_What is being asked_
Write out the material again exactly, please, and omit the pictures.

--- start ---

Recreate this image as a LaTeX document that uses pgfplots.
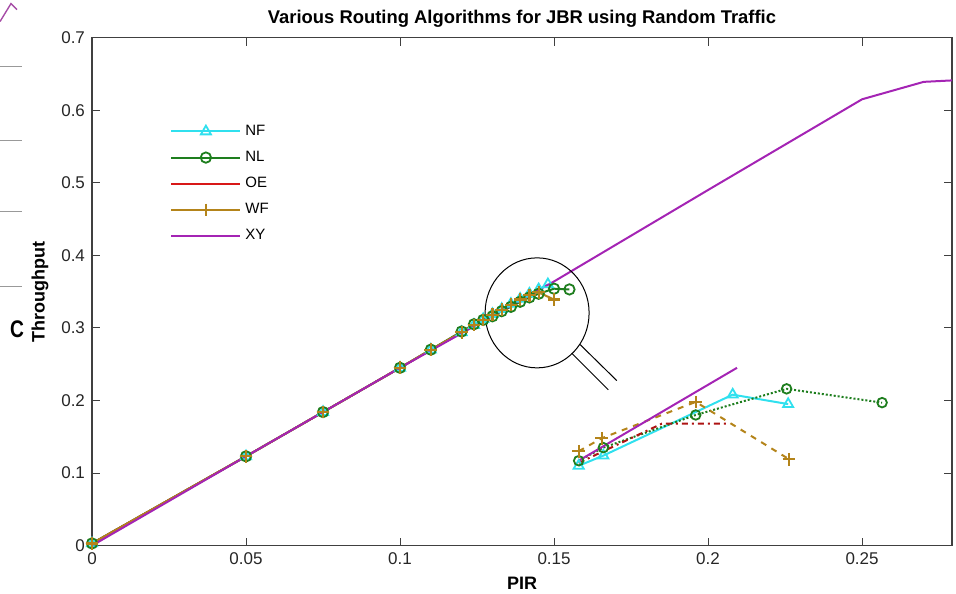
\documentclass[border=0pt]{standalone}
\usepackage{fontspec}
\setmainfont{Liberation Sans}
\usepackage{pgfplots}
\pgfplotsset{compat=1.18}
\usetikzlibrary{calc}
\definecolor{nfc}{HTML}{30E0EE}
\definecolor{nlc}{HTML}{1E7E1E}
\definecolor{oec}{HTML}{D81818}
\definecolor{wfc}{HTML}{B4841A}
\definecolor{xyc}{HTML}{A424B4}
\definecolor{axc}{HTML}{404040}

\begin{document}
\begin{tikzpicture}
\begin{axis}[
  scale only axis, width=430pt, height=254pt,
  xmin=0, xmax=0.2792, ymin=0, ymax=0.7,
  xtick={0,0.05,0.1,0.15,0.2,0.25}, xticklabels={0,0.05,0.1,0.15,0.2,0.25},
  ytick={0,0.1,0.2,0.3,0.4,0.5,0.6,0.7}, yticklabels={0,0.1,0.2,0.3,0.4,0.5,0.6,0.7},
  tick align=inside, xtick pos=both, ytick pos=both, major tick length=4pt,
  axis line style={draw=axc, line width=0.6pt}, tick style={draw=axc, line width=0.5pt},
  ticklabel style={font=\fontsize{8.5}{10}\selectfont, text=black!85},
  every axis title shift=0pt,
  title={\bfseries Various Routing Algorithms for JBR using Random Traffic},
  title style={font=\fontsize{9.2}{10}\selectfont, at={(rel axis cs:0.5,1)}, anchor=center, yshift=9.5pt},
  xlabel={\bfseries PIR},
  xlabel style={font=\fontsize{9}{10}\selectfont, at={(rel axis cs:0.5,0)}, anchor=center, yshift=-19pt},
  ylabel={\bfseries Throughput},
  ylabel style={font=\fontsize{9}{10}\selectfont, at={(rel axis cs:0,0.5)}, anchor=center, yshift=26pt},
  legend cell align=left,
  legend style={draw=none, fill=none, at={(rel axis cs:0.0907,0.837)}, anchor=north west,
    font=\fontsize{7.5}{9}\selectfont, inner sep=0pt, row sep=2.4pt},
  legend image code/.code={\draw[mark repeat=2, mark phase=2] plot coordinates {(0pt,0pt) (17.25pt,0pt) (34.5pt,0pt)};},
  every axis plot/.append style={line width=1pt},
  clip=false,
]
% upper group
\addplot[nfc, mark=triangle, mark size=2.9pt, mark options={solid, line width=0.9pt}] coordinates {
 (0,0.003) (0.05,0.123) (0.075,0.184) (0.1,0.245) (0.11,0.270) (0.12,0.294) (0.124,0.304) (0.127,0.312)
 (0.13,0.319) (0.133,0.326) (0.136,0.333) (0.139,0.340) (0.142,0.347) (0.145,0.353) (0.148,0.360) };
\addplot[nlc, mark=o, mark size=2.6pt, mark options={solid, line width=0.9pt}] coordinates {
 (0,0.003) (0.05,0.123) (0.075,0.184) (0.1,0.245) (0.11,0.270) (0.12,0.295) (0.124,0.305) (0.127,0.311)
 (0.13,0.316) (0.133,0.323) (0.136,0.329) (0.139,0.336) (0.142,0.342) (0.145,0.347) (0.15,0.354) (0.155,0.353) };
\addplot[oec] coordinates {
 (0,0.003) (0.05,0.123) (0.1,0.245) (0.12,0.294) (0.13,0.318) (0.14,0.342) (0.145,0.352) };
\addplot[wfc, mark=+, mark size=3.2pt, mark options={solid, line width=1.1pt}] coordinates {
 (0,0.003) (0.05,0.123) (0.075,0.184) (0.1,0.245) (0.11,0.270) (0.12,0.294) (0.124,0.304) (0.127,0.311)
 (0.13,0.318) (0.133,0.325) (0.136,0.332) (0.139,0.339) (0.142,0.345) (0.145,0.349) (0.15,0.339) };
\addplot[xyc] coordinates {
 (0,0) (0.05,0.123) (0.1,0.245) (0.15,0.364) (0.2,0.490) (0.25,0.615) (0.27,0.639) (0.2792,0.641) };
\legend{NF,NL,OE,WF,XY}
% lower group
\addplot[nfc, mark=triangle, mark size=2.9pt, mark options={solid, line width=0.9pt}, forget plot] coordinates {
 (0.158,0.110) (0.166,0.124) (0.208,0.208) (0.226,0.195) };
\addplot[nlc, densely dotted, mark=o, mark size=2.4pt, mark options={solid, line width=0.9pt}, forget plot] coordinates {
 (0.158,0.117) (0.166,0.135) (0.196,0.180) (0.2255,0.216) (0.2565,0.197) };
\addplot[oec!80!black, dash dot, forget plot] coordinates {
 (0.158,0.114) (0.166,0.130) (0.185,0.168) (0.196,0.168) (0.207,0.168) };
\addplot[wfc, dashed, mark=+, mark size=3.2pt, mark options={solid, line width=1.1pt}, forget plot] coordinates {
 (0.158,0.130) (0.1655,0.148) (0.196,0.198) (0.2263,0.119) };
\addplot[xyc, forget plot] coordinates { (0.158,0.117) (0.2094,0.245) };
% magnifier
\draw[black, line width=0.5pt] (axis cs:0.1445,0.3207) ellipse [x radius=26pt, y radius=27.5pt];
\draw[black, line width=0.5pt] (axis cs:0.15844,0.2771) -- (axis cs:0.17036,0.2274);
\draw[black, line width=0.5pt] (axis cs:0.15575,0.2651) -- (axis cs:0.16763,0.2146);
\end{axis}
% screenshot edge remnants
\begin{scope}[shift={(current axis.south west)}]
\foreach \yy in {239.5,202.5,167,129.5} \draw[gray!80, line width=0.8pt] (-46pt,\yy pt) -- (-35pt,\yy pt);
\node[font=\fontsize{12}{12}\selectfont\bfseries, xscale=0.8] at (-37.5pt,108pt) {C};
\draw[violet!70, line width=0.7pt] (-46pt,262pt) -- (-40.5pt,271pt) -- (-37.5pt,268pt);
\end{scope}
\pgfresetboundingbox
\path ($(current axis.south west)+(-46pt,-24pt)$) rectangle ($(current axis.north east)+(2pt,18.8pt)$);
\end{tikzpicture}
\end{document}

--- end ---

_Full solution_
Recreate this image as a LaTeX document that uses pgfplots.
\documentclass[border=0pt]{standalone}
\usepackage{fontspec}
\setmainfont{Liberation Sans}
\usepackage{pgfplots}
\pgfplotsset{compat=1.18}
\usetikzlibrary{calc}
\definecolor{nfc}{HTML}{30E0EE}
\definecolor{nlc}{HTML}{1E7E1E}
\definecolor{oec}{HTML}{D81818}
\definecolor{wfc}{HTML}{B4841A}
\definecolor{xyc}{HTML}{A424B4}
\definecolor{axc}{HTML}{404040}

\begin{document}
\begin{tikzpicture}
\begin{axis}[
  scale only axis, width=430pt, height=254pt,
  xmin=0, xmax=0.2792, ymin=0, ymax=0.7,
  xtick={0,0.05,0.1,0.15,0.2,0.25}, xticklabels={0,0.05,0.1,0.15,0.2,0.25},
  ytick={0,0.1,0.2,0.3,0.4,0.5,0.6,0.7}, yticklabels={0,0.1,0.2,0.3,0.4,0.5,0.6,0.7},
  tick align=inside, xtick pos=both, ytick pos=both, major tick length=4pt,
  axis line style={draw=axc, line width=0.6pt}, tick style={draw=axc, line width=0.5pt},
  ticklabel style={font=\fontsize{8.5}{10}\selectfont, text=black!85},
  every axis title shift=0pt,
  title={\bfseries Various Routing Algorithms for JBR using Random Traffic},
  title style={font=\fontsize{9.2}{10}\selectfont, at={(rel axis cs:0.5,1)}, anchor=center, yshift=9.5pt},
  xlabel={\bfseries PIR},
  xlabel style={font=\fontsize{9}{10}\selectfont, at={(rel axis cs:0.5,0)}, anchor=center, yshift=-19pt},
  ylabel={\bfseries Throughput},
  ylabel style={font=\fontsize{9}{10}\selectfont, at={(rel axis cs:0,0.5)}, anchor=center, yshift=26pt},
  legend cell align=left,
  legend style={draw=none, fill=none, at={(rel axis cs:0.0907,0.837)}, anchor=north west,
    font=\fontsize{7.5}{9}\selectfont, inner sep=0pt, row sep=2.4pt},
  legend image code/.code={\draw[mark repeat=2, mark phase=2] plot coordinates {(0pt,0pt) (17.25pt,0pt) (34.5pt,0pt)};},
  every axis plot/.append style={line width=1pt},
  clip=false,
]
% upper group
\addplot[nfc, mark=triangle, mark size=2.9pt, mark options={solid, line width=0.9pt}] coordinates {
 (0,0.003) (0.05,0.123) (0.075,0.184) (0.1,0.245) (0.11,0.270) (0.12,0.294) (0.124,0.304) (0.127,0.312)
 (0.13,0.319) (0.133,0.326) (0.136,0.333) (0.139,0.340) (0.142,0.347) (0.145,0.353) (0.148,0.360) };
\addplot[nlc, mark=o, mark size=2.6pt, mark options={solid, line width=0.9pt}] coordinates {
 (0,0.003) (0.05,0.123) (0.075,0.184) (0.1,0.245) (0.11,0.270) (0.12,0.295) (0.124,0.305) (0.127,0.311)
 (0.13,0.316) (0.133,0.323) (0.136,0.329) (0.139,0.336) (0.142,0.342) (0.145,0.347) (0.15,0.354) (0.155,0.353) };
\addplot[oec] coordinates {
 (0,0.003) (0.05,0.123) (0.1,0.245) (0.12,0.294) (0.13,0.318) (0.14,0.342) (0.145,0.352) };
\addplot[wfc, mark=+, mark size=3.2pt, mark options={solid, line width=1.1pt}] coordinates {
 (0,0.003) (0.05,0.123) (0.075,0.184) (0.1,0.245) (0.11,0.270) (0.12,0.294) (0.124,0.304) (0.127,0.311)
 (0.13,0.318) (0.133,0.325) (0.136,0.332) (0.139,0.339) (0.142,0.345) (0.145,0.349) (0.15,0.339) };
\addplot[xyc] coordinates {
 (0,0) (0.05,0.123) (0.1,0.245) (0.15,0.364) (0.2,0.490) (0.25,0.615) (0.27,0.639) (0.2792,0.641) };
\legend{NF,NL,OE,WF,XY}
% lower group
\addplot[nfc, mark=triangle, mark size=2.9pt, mark options={solid, line width=0.9pt}, forget plot] coordinates {
 (0.158,0.110) (0.166,0.124) (0.208,0.208) (0.226,0.195) };
\addplot[nlc, densely dotted, mark=o, mark size=2.4pt, mark options={solid, line width=0.9pt}, forget plot] coordinates {
 (0.158,0.117) (0.166,0.135) (0.196,0.180) (0.2255,0.216) (0.2565,0.197) };
\addplot[oec!80!black, dash dot, forget plot] coordinates {
 (0.158,0.114) (0.166,0.130) (0.185,0.168) (0.196,0.168) (0.207,0.168) };
\addplot[wfc, dashed, mark=+, mark size=3.2pt, mark options={solid, line width=1.1pt}, forget plot] coordinates {
 (0.158,0.130) (0.1655,0.148) (0.196,0.198) (0.2263,0.119) };
\addplot[xyc, forget plot] coordinates { (0.158,0.117) (0.2094,0.245) };
% magnifier
\draw[black, line width=0.5pt] (axis cs:0.1445,0.3207) ellipse [x radius=26pt, y radius=27.5pt];
\draw[black, line width=0.5pt] (axis cs:0.15844,0.2771) -- (axis cs:0.17036,0.2274);
\draw[black, line width=0.5pt] (axis cs:0.15575,0.2651) -- (axis cs:0.16763,0.2146);
\end{axis}
% screenshot edge remnants
\begin{scope}[shift={(current axis.south west)}]
\foreach \yy in {239.5,202.5,167,129.5} \draw[gray!80, line width=0.8pt] (-46pt,\yy pt) -- (-35pt,\yy pt);
\node[font=\fontsize{12}{12}\selectfont\bfseries, xscale=0.8] at (-37.5pt,108pt) {C};
\draw[violet!70, line width=0.7pt] (-46pt,262pt) -- (-40.5pt,271pt) -- (-37.5pt,268pt);
\end{scope}
\pgfresetboundingbox
\path ($(current axis.south west)+(-46pt,-24pt)$) rectangle ($(current axis.north east)+(2pt,18.8pt)$);
\end{tikzpicture}
\end{document}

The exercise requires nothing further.